Of course, I am a BIG cat lover, having grown up with them and almost always having one for a pet. Hubby is not the biggest fan of cats (he generally loathes them actually), but even he can't ignore the cuteness of kittens. Anyway, despite the fact that we already have a cat - and one that the hubby is actually quite fond of - I was floored when just before we left to come home, I was informed that one of the kitties was coming home with us. *faints* Hubby had arranged it weeks ago and kept it quiet, bless him. The most shocking thing of all is that my eight year old knew of the surprise, and had kept her lips sealed for the past three weeks! *faints* Now, my daughter is not known for keeping her mouth shut, so the fact that she kept it from both me AND her brother was a huge surprise, almost as big a shock as being told I was taking a kitty home with me.
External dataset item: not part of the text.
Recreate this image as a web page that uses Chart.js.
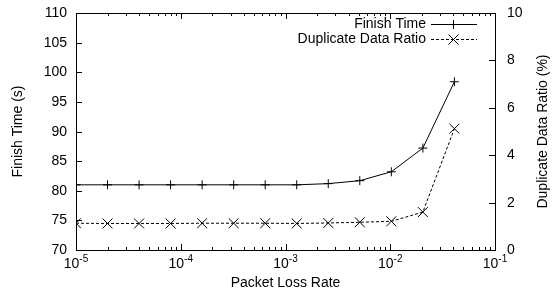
<!DOCTYPE html>
<html>
<head>
<meta charset="utf-8">
<script src="https://cdn.jsdelivr.net/npm/chart.js@4/dist/chart.umd.min.js"></script>
<style>
  html, body { margin: 0; padding: 0; background: #fff; }
  #plot { display: block; }
</style>
</head>
<body>
<canvas id="plot" width="554" height="295"></canvas>
<script>
// data
var lossRates = [0.00001, 0.00002, 0.00004, 0.00008, 0.00016, 0.00032, 0.00064, 0.00128, 0.00256, 0.00512, 0.01024, 0.02048, 0.04096];
var finishTime = [81.0, 81.0, 81.0, 81.0, 81.0, 81.0, 81.0, 81.0, 81.2, 81.7, 83.2, 87.2, 98.4];
var dupRatio = [1.13, 1.12, 1.12, 1.12, 1.13, 1.13, 1.13, 1.12, 1.14, 1.17, 1.21, 1.60, 5.12];
var decadeExponents = [-5, -4, -3, -2, -1];
var seriesNames = ['Finish Time', 'Duplicate Data Ratio'];

var FONT = '"Liberation Sans", Arial, sans-serif';

function pairs(xs, ys) {
    return xs.map(function (x, i) { return { x: x, y: ys[i] }; });
}

function marker(ctx, style, x, y, half) {
    ctx.beginPath();
    if (style === 'plus') {
        ctx.moveTo(x - half, y); ctx.lineTo(x + half, y);
        ctx.moveTo(x, y - half); ctx.lineTo(x, y + half);
    } else {
        ctx.moveTo(x - half, y - half); ctx.lineTo(x + half, y + half);
        ctx.moveTo(x - half, y + half); ctx.lineTo(x + half, y - half);
    }
    ctx.stroke();
}

var gnuplotFrame = {
    id: 'gnuplotFrame',
    afterDraw: function (chart) {
        var ctx = chart.ctx;
        var a = chart.chartArea;
        var xs = chart.scales.x, y1 = chart.scales.y, y2 = chart.scales.y2;
        ctx.save();
        ctx.strokeStyle = '#000';
        ctx.fillStyle = '#000';
        ctx.lineWidth = 1;

        // plot box
        ctx.strokeRect(Math.round(a.left) + 0.5, Math.round(a.top) + 0.5,
            Math.round(a.right - a.left), Math.round(a.bottom - a.top));

        ctx.font = '14px ' + FONT;
        ctx.textBaseline = 'middle';

        // left axis: inward ticks + labels
        ctx.beginPath();
        ctx.textAlign = 'right';
        y1.ticks.forEach(function (t) {
            var py = Math.round(y1.getPixelForValue(t.value)) + 0.5;
            ctx.moveTo(a.left, py); ctx.lineTo(a.left + 6, py);
            ctx.fillText(String(t.value), a.left - 9, py);
        });
        // right axis: inward ticks + labels
        ctx.textAlign = 'left';
        y2.ticks.forEach(function (t) {
            var py = Math.round(y2.getPixelForValue(t.value)) + 0.5;
            ctx.moveTo(a.right, py); ctx.lineTo(a.right - 6, py);
            ctx.fillText(String(t.value), a.right + 12, py);
        });
        // x log ticks on bottom and top
        decadeExponents.forEach(function (e, i) {
            var base = Math.pow(10, e);
            var px = Math.round(xs.getPixelForValue(base)) + 0.5;
            ctx.moveTo(px, a.bottom); ctx.lineTo(px, a.bottom - 6);
            ctx.moveTo(px, a.top); ctx.lineTo(px, a.top + 6);
            if (i === decadeExponents.length - 1) return;
            for (var m = 2; m <= 9; m++) {
                var mx = Math.round(xs.getPixelForValue(base * m)) + 0.5;
                ctx.moveTo(mx, a.bottom); ctx.lineTo(mx, a.bottom - 3);
                ctx.moveTo(mx, a.top); ctx.lineTo(mx, a.top + 3);
            }
        });
        ctx.stroke();

        // x tick labels as 10^e
        ctx.textBaseline = 'alphabetic';
        ctx.textAlign = 'left';
        decadeExponents.forEach(function (e) {
            var px = xs.getPixelForValue(Math.pow(10, e));
            ctx.font = '14px ' + FONT;
            var wBase = ctx.measureText('10').width;
            ctx.font = '10px ' + FONT;
            var wExp = ctx.measureText(String(e)).width;
            var x0 = px - (wBase + wExp) / 2;
            ctx.font = '14px ' + FONT;
            ctx.fillText('10', x0, 268);
            ctx.font = '10px ' + FONT;
            ctx.fillText(String(e), x0 + wBase, 262);
        });

        // axis titles
        ctx.font = '14px ' + FONT;
        ctx.textAlign = 'center';
        ctx.textBaseline = 'middle';
        ctx.fillText('Packet Loss Rate', (a.left + a.right) / 2, 283);
        var midY = (a.top + a.bottom) / 2;
        ctx.save();
        ctx.translate(18, midY);
        ctx.rotate(-Math.PI / 2);
        ctx.fillText('Finish Time (s)', 0, 0);
        ctx.restore();
        ctx.save();
        ctx.translate(543, midY);
        ctx.rotate(-Math.PI / 2);
        ctx.fillText('Duplicate Data Ratio (%)', 0, 0);
        ctx.restore();

        // key, top right inside the box
        var rows = [
            { name: seriesNames[0], y: 24, dash: false, style: 'plus', half: 4.5 },
            { name: seriesNames[1], y: 39, dash: true, style: 'x', half: 5 }
        ];
        rows.forEach(function (row) {
            ctx.textAlign = 'right';
            ctx.textBaseline = 'middle';
            ctx.fillText(row.name, 426, row.y);
            if (row.dash) {
                for (var sx = 431; sx < 477; sx += 5) {
                    ctx.fillRect(sx, row.y, Math.min(3, 477 - sx), 1);
                }
            } else {
                ctx.fillRect(431, row.y, 46, 1);
            }
            marker(ctx, row.style, 453.5, row.y + 0.5, row.half);
        });
        ctx.restore();
    }
};

new Chart(document.getElementById('plot'), {
    type: 'line',
    data: {
        datasets: [{
            label: seriesNames[0],
            data: pairs(lossRates, finishTime),
            yAxisID: 'y',
            borderColor: '#000',
            borderWidth: 1,
            pointStyle: 'cross',
            pointRadius: 4.5,
            pointBorderColor: '#000',
            pointBorderWidth: 1,
            tension: 0,
            fill: false
        }, {
            label: seriesNames[1],
            data: pairs(lossRates, dupRatio),
            yAxisID: 'y2',
            borderColor: '#000',
            borderWidth: 1,
            borderDash: [3, 2],
            pointStyle: 'crossRot',
            pointRadius: 7,
            pointBorderColor: '#000',
            pointBorderWidth: 1,
            tension: 0,
            fill: false
        }]
    },
    options: {
        responsive: false,
        animation: false,
        devicePixelRatio: 1,
        layout: { padding: { top: 13, left: 0, right: 0, bottom: 0 } },
        plugins: { legend: { display: false }, tooltip: { enabled: false } },
        scales: {
            x: {
                type: 'logarithmic',
                min: 0.00001,
                max: 0.1,
                grid: { display: false, drawTicks: false },
                border: { display: false },
                ticks: { display: false },
                afterFit: function (s) { s.height = 45; }
            },
            y: {
                position: 'left',
                min: 70,
                max: 110,
                grid: { display: false, drawTicks: false },
                border: { display: false },
                ticks: { display: false, stepSize: 5 },
                afterFit: function (s) { s.width = 76; }
            },
            y2: {
                position: 'right',
                min: 0,
                max: 10,
                grid: { display: false, drawTicks: false },
                border: { display: false },
                ticks: { display: false, stepSize: 2 },
                afterFit: function (s) { s.width = 59; }
            }
        }
    },
    plugins: [gnuplotFrame]
});
</script>
</body>
</html>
We smuggled the kitty (who has been named 'Angel' by the daughter) into a taxi and arrived home faced with the task of introducing the new baby to the old baby. Now, the old baby is called Belle, and isn't really 'old' as such, but she's almost three now and is used to being the baby of the family. Much hissing and fur-on-ending happened, and Belle gave a good impression of the Puss-in-Boots eyes thing  from Shrek (at one point her pupils were so large it looked like she had completely black eyes). Kitty was relegated to the bathroom for the night and Belle was fussed over - well, about as fussed over that is possible when she was hissing and scratching at me - before we settled for the night.

So today we are progressing a little. Belle is swinging between the glaring and ignoring strategies, while Angel is happily making herself at home by avoiding her own food and stealing Belle's, ignoring her bed and taking over the sofa, and growling at Belle (well, squeaking more than growling really) when she catches her glaring at her. It's all fun.